Wowed by an organist he saw in a YouTube video, Savannah’s Mark Williams wrote to the Italian church mentioned, asking about the musician.

A string of emails followed, and that impressive Italian concert organist he saw, Emanuele Cardi, is headed to Christ Church Anglican to play and dedicate the downtown church’s new organ in a free concert at 4 p.m. Oct. 21.

“At this concert, you will hear the organ in its full glory, from the floor to the rafters, played by a master artist ... in a really splendid acoustic,” says Williams, Christ Church Anglican parish musician.

 

Cardi will play works by Bach, French organists Charles-Marie Widor and Eugène Gigout, and German composer Friedrich Reubke.

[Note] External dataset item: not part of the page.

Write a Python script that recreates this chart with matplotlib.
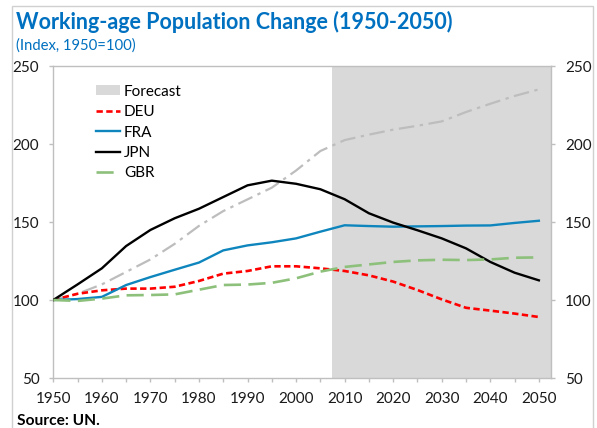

But the new organ’s background is just as stunning. Williams designed and built it himself. It’s his third, “Opus 3.”

Williams, 58, recalls taping empty Christmas wrapping paper tubes to the back of his parent’s reed organ “to make it look like it had pipes when I played it.”

His connection to “the King of Instruments” extends even further: As a boy, Williams asked to sit by the organist at his Presbyterian church to watch her play.

“I thought the feet thing was pretty cool,” Williams says.

In high school, he began formal organ studies after studying piano since second grade. He became a church organist as senior, also apprenticing with an organ builder in Houston.

He also then began work on a manual organ in his parents' home, “a huge undertaking” he finished as a college sophomore in 1979. Following his “Opus 1,” he completed his "Opus 2" in 2009. He modeled the instrument after the domed Basilica of St. Nicholas in Amsterdam.

 

But when Christ Church Anglican left the large English pipe organ in the historic church on Johnson Square, they needed an organ.

Williams began constructing one for their new locale in their renovated historic church next to the Bull Street Library.

He used materials from Organ Supply Industries, Home Depot and Amazon.com, as well as supplies from Holland and Bulgaria. Some weeks he worked 10 hours, others more than 50.

“It is truly remarkable to have the gifts of our parish musician to craft and install this organ,” parish catechist the Rev. Joseph G. Gasbarre says of Williams.

Worship is one of the key values in their church vision, he says.

“Mark Williams’ time and talent of this organ exemplifies beauty and craftsmanship in such a way that deepens our vision to worship the greater beauty of Christ Jesus," Gasbarre says.

The pipe organ allows Williams to tap into music from as far back as the 1400s and replicate it, in hopes of enthralling the listener.

“It can really touch the soul,” Williams says, “as it can play so soft as to touch the innermost recesses of the soul, and so loud and rich as to stir the heart.”